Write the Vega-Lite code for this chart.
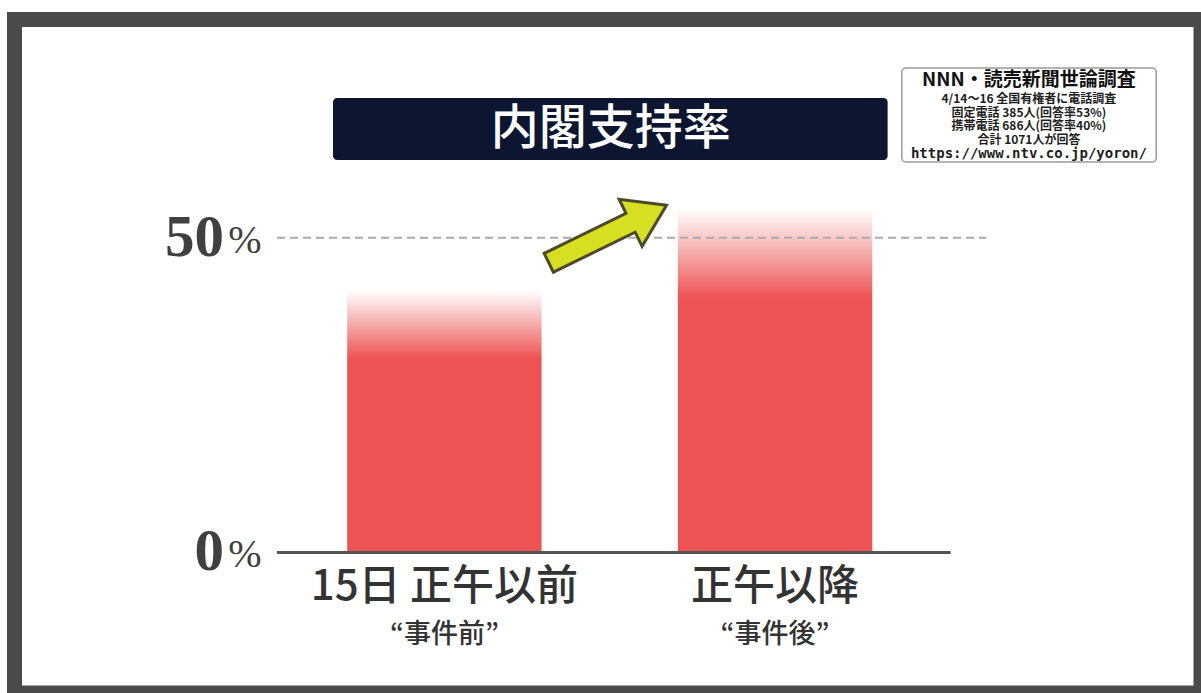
{
  "$schema": "https://vega.github.io/schema/vega-lite/v6.json",
  "autosize": {"type": "none"},
  "padding": {"left": 14.5, "top": 19.5, "right": 0, "bottom": 0},
  "width": 1186.5,
  "height": 673.5,
  "background": "#ffffff",
  "config": {
    "view": {"stroke": "#4a4a4a", "strokeWidth": 15, "fill": "#ffffff"},
    "text": {"font": "Noto Sans CJK JP"}
  },
  "datasets": {
    "poll": [
      {"period": "15日 正午以前", "note": "“事件前”", "rate": 41.7},
      {"period": "正午以降", "note": "“事件後”", "rate": 54.7}
    ],
    "ticks": [
      {"v": 0, "n": "0"},
      {"v": 50, "n": "50"}
    ],
    "span": [
      {"from": "15日 正午以前", "to": "正午以降"}
    ]
  },
  "layer": [
    {
      "data": {"name": "poll"},
      "mark": {
        "type": "bar",
        "color": {
          "gradient": "linear",
          "x1": 0, "y1": 0, "x2": 0, "y2": 1,
          "stops": [
            {"offset": 0, "color": "#ffffff"},
            {"offset": 0.05, "color": "#fbe1e0"},
            {"offset": 0.15, "color": "#f49e9d"},
            {"offset": 0.26, "color": "#ee5353"},
            {"offset": 1, "color": "#ee5353"}
          ]
        }
      },
      "encoding": {
        "x": {
          "field": "period",
          "type": "nominal",
          "sort": null,
          "scale": {
            "domain": ["15日 正午以前", "正午以降"],
            "paddingInner": 0.4123,
            "paddingOuter": 1.0315,
            "align": 0.503
          },
          "axis": {
            "orient": "bottom",
            "offset": -140.5,
            "title": null,
            "domain": false,
            "ticks": false,
            "grid": false,
            "labelAngle": 0,
            "labelPadding": 14,
            "labelLimit": 0,
            "labelFont": "Noto Sans CJK JP",
            "labelFontSize": 42,
            "labelFontWeight": 500,
            "labelColor": "#333333"
          }
        },
        "y": {
          "field": "rate",
          "type": "quantitative",
          "scale": {"domain": [-22.32, 84.66], "nice": false, "zero": false},
          "axis": null
        }
      }
    },
    {
      "data": {"name": "span"},
      "mark": {"type": "rule", "color": "#aaaaaa", "strokeWidth": 2, "strokeDash": [8, 5]},
      "encoding": {
        "x": {"field": "from", "type": "nominal", "bandPosition": -0.361},
        "x2": {"field": "to", "bandPosition": 1.586},
        "y": {"datum": 50}
      }
    },
    {
      "data": {"name": "span"},
      "mark": {"type": "rule", "color": "#555555", "strokeWidth": 3},
      "encoding": {
        "x": {"field": "from", "type": "nominal", "bandPosition": -0.361},
        "x2": {"field": "to", "bandPosition": 1.403},
        "y": {"datum": 0}
      }
    },
    {
      "data": {"name": "span"},
      "mark": {"type": "rect", "color": "#0c1630", "cornerRadius": 4},
      "encoding": {
        "x": {"field": "from", "type": "nominal", "bandPosition": -0.073},
        "x2": {"field": "to", "bandPosition": 1.079},
        "y": {"datum": 72.19},
        "y2": {"datum": 62.34}
      }
    },
    {
      "data": {"values": [{"from": "15日 正午以前", "t": "内閣支持率"}]},
      "mark": {"type": "text", "color": "#ffffff", "fontSize": 48, "fontWeight": 500, "align": "center", "baseline": "middle"},
      "encoding": {
        "x": {"field": "from", "type": "nominal", "bandPosition": 1.356},
        "y": {"datum": 67.1},
        "text": {"field": "t"}
      }
    },
    {
      "data": {"values": [{"at": "正午以降"}]},
      "mark": {"type": "rect", "fill": "#ffffff", "stroke": "#9a9a9a", "strokeWidth": 1.5, "cornerRadius": 4},
      "encoding": {
        "x": {"field": "at", "type": "nominal", "bandPosition": 1.152},
        "x2": {"field": "at", "bandPosition": 2.461},
        "y": {"datum": 76.95},
        "y2": {"datum": 62.03}
      }
    },
    {
      "data": {"values": [{"at": "正午以降", "t": "NNN・読売新聞世論調査"}]},
      "mark": {"type": "text", "color": "#111111", "fontSize": 19, "fontWeight": "bold", "align": "center", "baseline": "middle"},
      "encoding": {
        "x": {"field": "at", "type": "nominal", "bandPosition": 1.806},
        "y": {"datum": 75.1},
        "text": {"field": "t"}
      }
    },
    {
      "data": {"values": [{"at": "正午以降", "t": "4/14〜16  全国有権者に電話調査\n固定電話  385人(回答率53%)\n携帯電話  686人(回答率40%)\n合計    1071人が回答"}]},
      "mark": {"type": "text", "color": "#1e1e1e", "fontSize": 12, "fontWeight": "bold", "lineBreak": "\n", "lineHeight": 13.5, "align": "center", "baseline": "middle"},
      "encoding": {
        "x": {"field": "at", "type": "nominal", "bandPosition": 1.806},
        "y": {"datum": 72.0},
        "text": {"field": "t"}
      }
    },
    {
      "data": {"values": [{"at": "正午以降", "t": "https://www.ntv.co.jp/yoron/"}]},
      "mark": {"type": "text", "color": "#1e1e1e", "font": "DejaVu Sans Mono", "fontSize": 14, "fontWeight": "bold", "align": "center", "baseline": "middle"},
      "encoding": {
        "x": {"field": "at", "type": "nominal", "bandPosition": 1.806},
        "y": {"datum": 63.3},
        "text": {"field": "t"}
      }
    },
    {
      "data": {"values": [{"at": "15日 正午以前"}]},
      "mark": {
        "type": "point",
        "shape": "M -1 -0.16 L 0.39 -0.16 L 0.39 -0.4 L 1 0 L 0.39 0.4 L 0.39 0.16 L -1 0.16 Z",
        "size": 17161,
        "angle": 334,
        "filled": true,
        "fill": "#d6e021",
        "fillOpacity": 1,
        "stroke": "#4b4b2a",
        "strokeWidth": 3,
        "opacity": 1
      },
      "encoding": {
        "x": {"field": "at", "type": "nominal", "bandPosition": 1.34},
        "y": {"datum": 50.59}
      }
    },
    {
      "data": {"name": "ticks"},
      "mark": {"type": "text", "font": "Liberation Serif", "fontSize": 59, "fontWeight": "bold", "color": "#404040", "align": "right", "baseline": "middle"},
      "encoding": {
        "x": {"datum": "15日 正午以前", "type": "nominal", "bandPosition": -0.634},
        "y": {"field": "v", "type": "quantitative"},
        "text": {"field": "n"}
      }
    },
    {
      "data": {"name": "ticks"},
      "mark": {"type": "text", "font": "Liberation Serif", "fontSize": 40, "color": "#404040", "align": "right", "baseline": "middle", "dy": 3},
      "encoding": {
        "x": {"datum": "15日 正午以前", "type": "nominal", "bandPosition": -0.44},
        "y": {"field": "v", "type": "quantitative"},
        "text": {"value": "%"}
      }
    },
    {
      "data": {"name": "poll"},
      "mark": {"type": "text", "fontSize": 27, "fontWeight": 500, "color": "#333333", "align": "center", "baseline": "middle"},
      "encoding": {
        "x": {"field": "period", "type": "nominal"},
        "y": {"datum": -13.1},
        "text": {"field": "note"}
      }
    }
  ]
}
++++++++
= REQUEST =
Output all of the data exactly as it stands, minus any images.

= EXPECTED ANSWER =
Write the Vega-Lite code for this chart.
{
  "$schema": "https://vega.github.io/schema/vega-lite/v6.json",
  "autosize": {"type": "none"},
  "padding": {"left": 14.5, "top": 19.5, "right": 0, "bottom": 0},
  "width": 1186.5,
  "height": 673.5,
  "background": "#ffffff",
  "config": {
    "view": {"stroke": "#4a4a4a", "strokeWidth": 15, "fill": "#ffffff"},
    "text": {"font": "Noto Sans CJK JP"}
  },
  "datasets": {
    "poll": [
      {"period": "15日 正午以前", "note": "“事件前”", "rate": 41.7},
      {"period": "正午以降", "note": "“事件後”", "rate": 54.7}
    ],
    "ticks": [
      {"v": 0, "n": "0"},
      {"v": 50, "n": "50"}
    ],
    "span": [
      {"from": "15日 正午以前", "to": "正午以降"}
    ]
  },
  "layer": [
    {
      "data": {"name": "poll"},
      "mark": {
        "type": "bar",
        "color": {
          "gradient": "linear",
          "x1": 0, "y1": 0, "x2": 0, "y2": 1,
          "stops": [
            {"offset": 0, "color": "#ffffff"},
            {"offset": 0.05, "color": "#fbe1e0"},
            {"offset": 0.15, "color": "#f49e9d"},
            {"offset": 0.26, "color": "#ee5353"},
            {"offset": 1, "color": "#ee5353"}
          ]
        }
      },
      "encoding": {
        "x": {
          "field": "period",
          "type": "nominal",
          "sort": null,
          "scale": {
            "domain": ["15日 正午以前", "正午以降"],
            "paddingInner": 0.4123,
            "paddingOuter": 1.0315,
            "align": 0.503
          },
          "axis": {
            "orient": "bottom",
            "offset": -140.5,
            "title": null,
            "domain": false,
            "ticks": false,
            "grid": false,
            "labelAngle": 0,
            "labelPadding": 14,
            "labelLimit": 0,
            "labelFont": "Noto Sans CJK JP",
            "labelFontSize": 42,
            "labelFontWeight": 500,
            "labelColor": "#333333"
          }
        },
        "y": {
          "field": "rate",
          "type": "quantitative",
          "scale": {"domain": [-22.32, 84.66], "nice": false, "zero": false},
          "axis": null
        }
      }
    },
    {
      "data": {"name": "span"},
      "mark": {"type": "rule", "color": "#aaaaaa", "strokeWidth": 2, "strokeDash": [8, 5]},
      "encoding": {
        "x": {"field": "from", "type": "nominal", "bandPosition": -0.361},
        "x2": {"field": "to", "bandPosition": 1.586},
        "y": {"datum": 50}
      }
    },
    {
      "data": {"name": "span"},
      "mark": {"type": "rule", "color": "#555555", "strokeWidth": 3},
      "encoding": {
        "x": {"field": "from", "type": "nominal", "bandPosition": -0.361},
        "x2": {"field": "to", "bandPosition": 1.403},
        "y": {"datum": 0}
      }
    },
    {
      "data": {"name": "span"},
      "mark": {"type": "rect", "color": "#0c1630", "cornerRadius": 4},
      "encoding": {
        "x": {"field": "from", "type": "nominal", "bandPosition": -0.073},
        "x2": {"field": "to", "bandPosition": 1.079},
        "y": {"datum": 72.19},
        "y2": {"datum": 62.34}
      }
    },
    {
      "data": {"values": [{"from": "15日 正午以前", "t": "内閣支持率"}]},
      "mark": {"type": "text", "color": "#ffffff", "fontSize": 48, "fontWeight": 500, "align": "center", "baseline": "middle"},
      "encoding": {
        "x": {"field": "from", "type": "nominal", "bandPosition": 1.356},
        "y": {"datum": 67.1},
        "text": {"field": "t"}
      }
    },
    {
      "data": {"values": [{"at": "正午以降"}]},
      "mark": {"type": "rect", "fill": "#ffffff", "stroke": "#9a9a9a", "strokeWidth": 1.5, "cornerRadius": 4},
      "encoding": {
        "x": {"field": "at", "type": "nominal", "bandPosition": 1.152},
        "x2": {"field": "at", "bandPosition": 2.461},
        "y": {"datum": 76.95},
        "y2": {"datum": 62.03}
      }
    },
    {
      "data": {"values": [{"at": "正午以降", "t": "NNN・読売新聞世論調査"}]},
      "mark": {"type": "text", "color": "#111111", "fontSize": 19, "fontWeight": "bold", "align": "center", "baseline": "middle"},
      "encoding": {
        "x": {"field": "at", "type": "nominal", "bandPosition": 1.806},
        "y": {"datum": 75.1},
        "text": {"field": "t"}
      }
    },
    {
      "data": {"values": [{"at": "正午以降", "t": "4/14〜16  全国有権者に電話調査\n固定電話  385人(回答率53%)\n携帯電話  686人(回答率40%)\n合計    1071人が回答"}]},
      "mark": {"type": "text", "color": "#1e1e1e", "fontSize": 12, "fontWeight": "bold", "lineBreak": "\n", "lineHeight": 13.5, "align": "center", "baseline": "middle"},
      "encoding": {
        "x": {"field": "at", "type": "nominal", "bandPosition": 1.806},
        "y": {"datum": 72.0},
        "text": {"field": "t"}
      }
    },
    {
      "data": {"values": [{"at": "正午以降", "t": "https://www.ntv.co.jp/yoron/"}]},
      "mark": {"type": "text", "color": "#1e1e1e", "font": "DejaVu Sans Mono", "fontSize": 14, "fontWeight": "bold", "align": "center", "baseline": "middle"},
      "encoding": {
        "x": {"field": "at", "type": "nominal", "bandPosition": 1.806},
        "y": {"datum": 63.3},
        "text": {"field": "t"}
      }
    },
    {
      "data": {"values": [{"at": "15日 正午以前"}]},
      "mark": {
        "type": "point",
        "shape": "M -1 -0.16 L 0.39 -0.16 L 0.39 -0.4 L 1 0 L 0.39 0.4 L 0.39 0.16 L -1 0.16 Z",
        "size": 17161,
        "angle": 334,
        "filled": true,
        "fill": "#d6e021",
        "fillOpacity": 1,
        "stroke": "#4b4b2a",
        "strokeWidth": 3,
        "opacity": 1
      },
      "encoding": {
        "x": {"field": "at", "type": "nominal", "bandPosition": 1.34},
        "y": {"datum": 50.59}
      }
    },
    {
      "data": {"name": "ticks"},
      "mark": {"type": "text", "font": "Liberation Serif", "fontSize": 59, "fontWeight": "bold", "color": "#404040", "align": "right", "baseline": "middle"},
      "encoding": {
        "x": {"datum": "15日 正午以前", "type": "nominal", "bandPosition": -0.634},
        "y": {"field": "v", "type": "quantitative"},
        "text": {"field": "n"}
      }
    },
    {
      "data": {"name": "ticks"},
      "mark": {"type": "text", "font": "Liberation Serif", "fontSize": 40, "color": "#404040", "align": "right", "baseline": "middle", "dy": 3},
      "encoding": {
        "x": {"datum": "15日 正午以前", "type": "nominal", "bandPosition": -0.44},
        "y": {"field": "v", "type": "quantitative"},
        "text": {"value": "%"}
      }
    },
    {
      "data": {"name": "poll"},
      "mark": {"type": "text", "fontSize": 27, "fontWeight": 500, "color": "#333333", "align": "center", "baseline": "middle"},
      "encoding": {
        "x": {"field": "period", "type": "nominal"},
        "y": {"datum": -13.1},
        "text": {"field": "note"}
      }
    }
  ]
}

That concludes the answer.